Les Beatles continuent à faire des enregistrements d'une incontestable qualité musicale. Sheila est restée égale à elle-même, et Sylvie Vartan s'est réimposée avec de bonnes interprétations.

Les grands de la chanson se portent bien : Brassens, Brel (qui a abandonné la vie active des galas), Jean Ferrât (qui a ramené de Cuba de jolis airs accompagnés par l'orgue limonaire), Charles Trenet (qui a enregistré des chansons de jeunesse inédites) continuent d'émouvoir un large public.

Bécaud, Aznavour : la courbe du succès reste régulière. Sacha Distel, qui pourrait avoir plus d'ambition, reste dans la gentillesse un peu fade.

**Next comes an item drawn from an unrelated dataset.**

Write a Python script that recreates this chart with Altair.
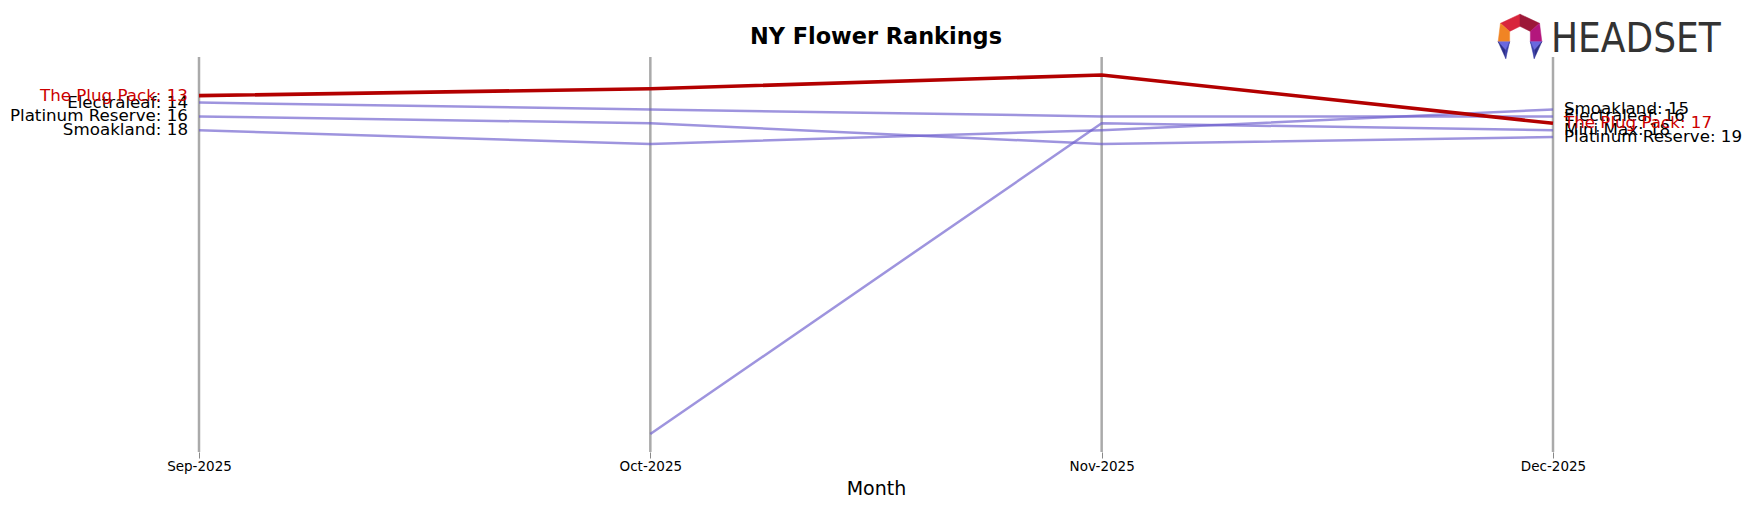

Richard Anthony se maintient, de même que le doux Adamo.

Il faut signaler les intelligents enregistrements d'Yves Montand, qui nous promet un nouveau récital, le beau 30 cm de Félix Leclerc intitulé la Vie, le regain de succès de Guy Béart avec des œuvres très personnelles.

Serge Gainsbourg continue à œuvrer avec un talent diabolique dans l'humour blême : citons son excellente comédie musicale Anna, avec Anna Karina, et le Bonnie and Clyde qu'il a enregistré avec Brigitte Bardot.

Un nouveau venu

La révélation de l'année a été le tour de chant à Bobino de Serge Reggiani, qui a pris place d'emblée parmi les grands interprètes de cet art dit mineur qu'est la chanson avec le Petit Garçon, Ma solitude et l'amère ironie du Boris Vian de La vie, c'est comme une dent.

Compartiment dames : poursuite de la qualité avec Barbara, Anne Sylvestre, Catherine Sauvage, qui a donné un récital très apprécié à Bobino, Anne Vanderlove, Juliette Gréco, Michèle Arnaud, Régine (la malheureuse Gribouille a disparu, ce qui lui a valu un triste et paradoxal succès de vente posthume...).

Ascension dans le succès de Béatrice Arnac, qui a donné au studio des Champs-Élysées un récital de chansons anciennes et nouvelles, et de Jacqueline Dulac, prix Charles-Cros avec Contre-Jour. Succès également du disque de Colette Magny, la seule chanteuse française de blues (Viêt-nam-67, les Gens de la moyenne).

En France, le rayon gaieté n'est jamais pauvre : Henri Salvador tient une place importante depuis des années déjà. Pierre Perret confirme ses premiers succès avec Tonton Cristobal, les Postières.